O “eu” para o “outro”

Pense um pouco. Você acha sua vida fácil? Provavelmente, não; certo? A dor, doença, as insuficiências, as expectativas frustradas, as lacunas insolúveis do mundo e etc. Tudo isso é vivenciado individualmente, embora se possa compartilhar alguma coisa. A vida não costuma ser fácil. Se você não é rico, então, teve de construir-se a si mesmo: trabalho, carreira. Seu caminho pode ter sido facilitado por muitas pessoas, mas, ainda assim, certamente você sofreu para chegar aonde está, ainda que não tenha ido longe na vida (ainda).

Mas não é só, ou principalmente, de carreira que estou falando, nem de dor/doenças ou coisas do tipo, e como tudo isso pode tornar sua vida difícil. Estou falando da impossibilidade de transmitir nossa experiência, e, sobretudo, da impossibilidade de impedir o sofrimento do outro. Qualquer tentativa de impedir tal sofrimento implica em viver a vida pelo outro, em colocar-se como a solução para o outro. Uma espécie de muleta imaginária do outro.

A sensação de impotência em relação ao outro é, no mínimo, uma impostura diante de si mesmo. Ninguém deveria sentir-se impotente perante ninguém, a menos que, repito, se coloque no lugar de preencher o outro. Ou pior: a menos que o outro, mirando em seu narcisismo ferido e em sua vontade de amor, lhe provoque culpa, esse sentimento ardiloso que lhe enfraquece. Culpa e desejo de reparação são duas faces de uma mesma moeda. Não digo que não é necessário, para a convivência intersubjetiva, a culpa recíproca; estou dizendo que a culpa, em certas circunstâncias, é uma armadilha.

Em três situações ocorre a sensação de culpa e a possibilidade de captura imaginária pelo outro. Primeira, na esfera afetiva, da sexualidade. Segunda, entre pais e filhos. E, terceira e mais relevante neste post, a relação professor-aluno.
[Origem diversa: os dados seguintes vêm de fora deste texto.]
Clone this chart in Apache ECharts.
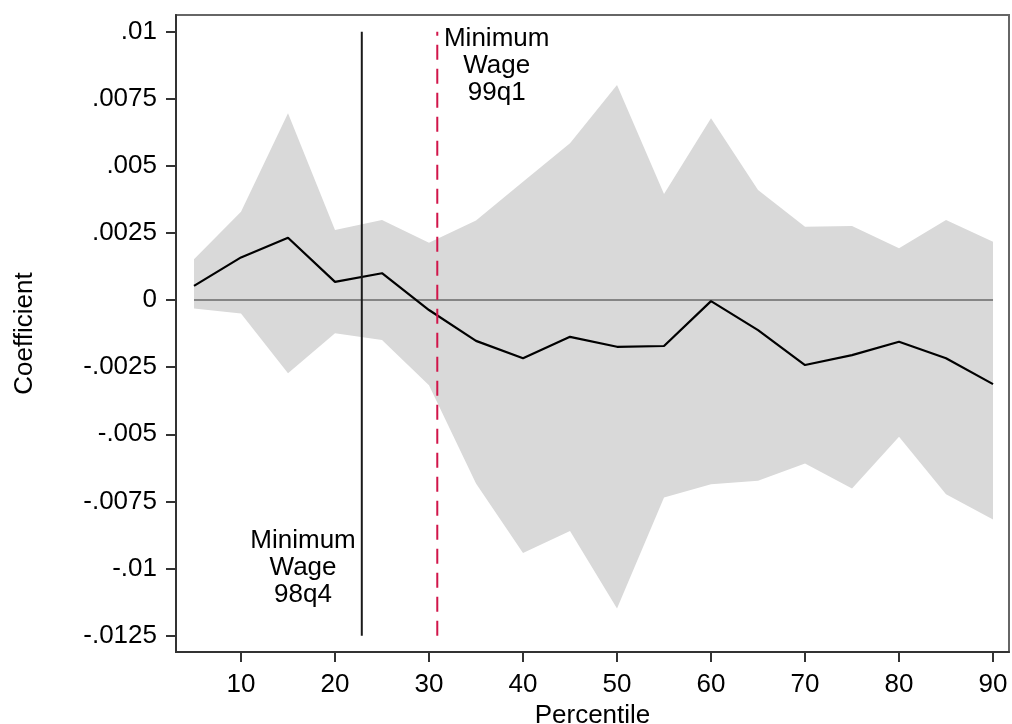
<!DOCTYPE html>
<html>
<head>
<meta charset="utf-8">
<script src="https://cdn.jsdelivr.net/npm/echarts@6/dist/echarts.min.js"></script>
<style>
html,body{margin:0;padding:0;background:#fff;}
#chart{width:1012px;height:724px;}
</style>
</head>
<body>
<div id="chart"></div>
<script>
// Data
const percentiles = [5,10,15,20,25,30,35,40,45,50,55,60,65,70,75,80,85,90];
const coefficient = [0.00053,0.00159,0.00232,0.00068,0.00100,-0.00037,-0.00152,-0.00217,-0.00137,-0.00174,-0.00171,-0.00004,-0.00112,-0.00242,-0.00205,-0.00155,-0.00217,-0.00313];
const upperCI = [0.00152,0.00329,0.00696,0.00261,0.00298,0.00214,0.00296,0.00441,0.00584,0.00801,0.00395,0.00677,0.00410,0.00273,0.00276,0.00193,0.00298,0.00217];
const lowerCI = [-0.00031,-0.00050,-0.00273,-0.00124,-0.00149,-0.00317,-0.00683,-0.00942,-0.00860,-0.01149,-0.00735,-0.00686,-0.00673,-0.00609,-0.00702,-0.00509,-0.00723,-0.00817];

const xTicks = [10,20,30,40,50,60,70,80,90];
const yTicks = [-0.0125,-0.01,-0.0075,-0.005,-0.0025,0,0.0025,0.005,0.0075,0.01];
const yTickLabels = ['-.0125','-.01','-.0075','-.005','-.0025','0','.0025','.005','.0075','.01'];

const minWage98q4X = 22.85;
const minWage99q1X = 30.88;
const vLineRange = [-0.0125, 0.01];
const zeroLineX = [5, 90];
const annotationTexts = ['Minimum\nWage\n98q4', 'Minimum\nWage\n99q1'];
const annotationX = [16.6, 37.2];
const annotationY = [-0.00998, 0.00872];

const FONT = '"Liberation Sans", Arial, sans-serif';
const FS = 26;
const chart = echarts.init(document.getElementById('chart'), null, {renderer: 'canvas'});

const bandPoly = [];
percentiles.forEach((p, i) => bandPoly.push([p, upperCI[i]]));
for (let i = percentiles.length - 1; i >= 0; i--) bandPoly.push([percentiles[i], lowerCI[i]]);

chart.setOption({
  animation: false,
  backgroundColor: '#fff',
  grid: {left: 176, top: 15, right: 3, bottom: 72, show: true, borderColor: '#666', borderWidth: 2,
    backgroundColor: '#fff', containLabel: false, outerBoundsMode: 'none'},
  xAxis: {
    type: 'value', min: 3.085, max: 91.7,
    name: 'Percentile', nameLocation: 'middle', nameGap: 42,
    nameTextStyle: {fontFamily: FONT, fontSize: FS, color: '#000'},
    axisLine: {show: true, onZero: false, lineStyle: {color: '#333', width: 2}},
    axisTick: {show: true, length: 10, lineStyle: {color: '#333', width: 2}, customValues: xTicks},
    axisLabel: {fontFamily: FONT, fontSize: FS, color: '#000', margin: 20, customValues: xTicks},
    splitLine: {show: false}
  },
  yAxis: {
    type: 'value', min: -0.01311, max: 0.01062,
    name: 'Coefficient', nameLocation: 'middle', nameGap: 138,
    nameTextStyle: {fontFamily: FONT, fontSize: FS, color: '#000'},
    axisLine: {show: true, onZero: false, lineStyle: {color: '#333', width: 2}},
    axisTick: {show: true, length: 10, lineStyle: {color: '#333', width: 2}, customValues: yTicks},
    axisLabel: {fontFamily: FONT, fontSize: FS, color: '#000', margin: 19, customValues: yTicks,
      formatter: function (v) {
        let best = 0, bd = Infinity;
        yTicks.forEach((t, i) => { const d = Math.abs(t - v); if (d < bd) { bd = d; best = i; } });
        return yTickLabels[best];
      }},
    splitLine: {show: false}
  },
  series: [
    {
      type: 'custom', silent: true, z: 1,
      data: [0],
      renderItem: function (params, api) {
        const pts = bandPoly.map(p => api.coord(p));
        return {type: 'polygon', shape: {points: pts}, style: {fill: '#d9d9d9', stroke: null}};
      }
    },
    {
      type: 'line', z: 2, symbol: 'none', silent: true,
      data: [[zeroLineX[0], 0], [zeroLineX[1], 0]],
      lineStyle: {color: '#858585', width: 2}
    },
    {
      type: 'line', z: 3, symbol: 'none', silent: true,
      data: percentiles.map((p, i) => [p, coefficient[i]]),
      lineStyle: {color: '#000', width: 2.2}
    },
    {
      type: 'line', z: 4, symbol: 'none', silent: true,
      data: [[minWage98q4X, vLineRange[0]], [minWage98q4X, vLineRange[1]]],
      lineStyle: {color: '#1a1a1a', width: 2}
    },
    {
      type: 'line', z: 4, symbol: 'none', silent: true,
      data: [[minWage99q1X, vLineRange[0]], [minWage99q1X, vLineRange[1]]],
      lineStyle: {color: '#d1154a', width: 2, type: [15, 9]}
    },
    {
      type: 'custom', silent: true, z: 5,
      data: annotationX.map((x, i) => [x, annotationY[i], i]),
      renderItem: function (params, api) {
        const i = api.value(2);
        const pt = api.coord([api.value(0), api.value(1)]);
        return {
          type: 'text', x: pt[0], y: pt[1],
          style: {text: annotationTexts[i], fill: '#000', font: FS + 'px ' + FONT,
            align: 'center', verticalAlign: 'middle', lineHeight: 27}
        };
      }
    }
  ]
});
</script>
</body>
</html>
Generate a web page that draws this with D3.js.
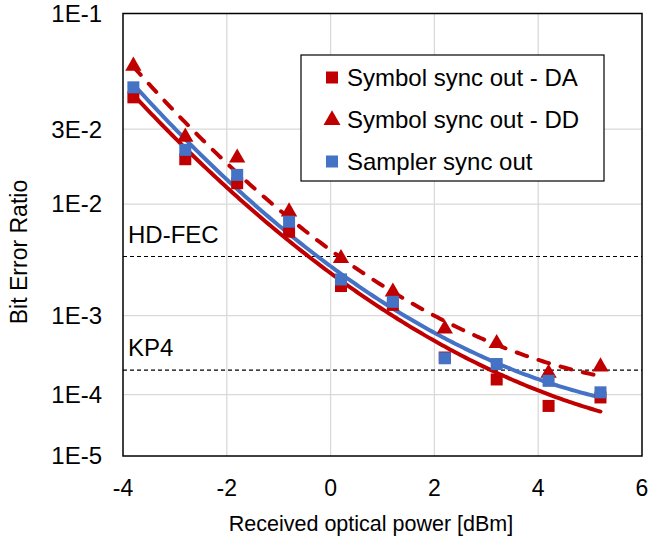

Quando o aluno não aprende, sentir-se-ia o professor culpado? É difícil dizer. Pois a aprendizagem depende, de fato, do professor, mas não só. Alunos relapsos, descompromissados, perdidos em suas próprias angústias, podem, sem qualquer dificuldade, insinuar culpabilidade do professor. Então, o que faz este? Se cair na armadilha, se enfraquece. Se sentir-se unicamente culpado, não conseguirá denunciar a falta no aluno, não apenas nele (professor). Na verdade, ambos, professor e aluno, estão às voltas com alguma falta, e nada deverá superar essa falta fundamental (a incapacidade de aprender, de evoluir, de um lado; e a incapacidade/limites da transmissão, de outro).

Entre colegas de trabalho algo similar ocorre, especialmente quando um desses colegas têm alguma “visibilidade” (está em alguma posição de gestão, por exemplo, ou de pionerismo). Colegas espreitam o tempo todo tentando farejar alguma falha que, a depender de sua magnitude e impacto, não tardará a insinuar em você. Ou então, situação grave, o grupo se alia em torno de uma desmobilização em que ninguém deseja nada, e, portanto, ninguém está exposto à falta (só percebe a falta quem deseja, ou só deseja quem tem falta). Grupos anômicos, afetiva e profissionalmente, são reflexo disso.

Em suma. Não assumir a falta do outro, e, não obstante, continuar a desejar por si e para si, essa é uma linha de ação mais favorável à potência do próprio eu. Então, deixemos o outro com suas angústias; elas não nos dizem respeito. O outro é (supõe-se) um adulto, e adultos são livres e responsáveis por suas escolhas e sobre seu próprio sofrimento. Com isso, gera-se uma ética do individualismo? Não creio em tanto. Talvez, com isso, se gere uma vida mais cruel, no estrito sentido de crua, real. Mais thymos, menos eros!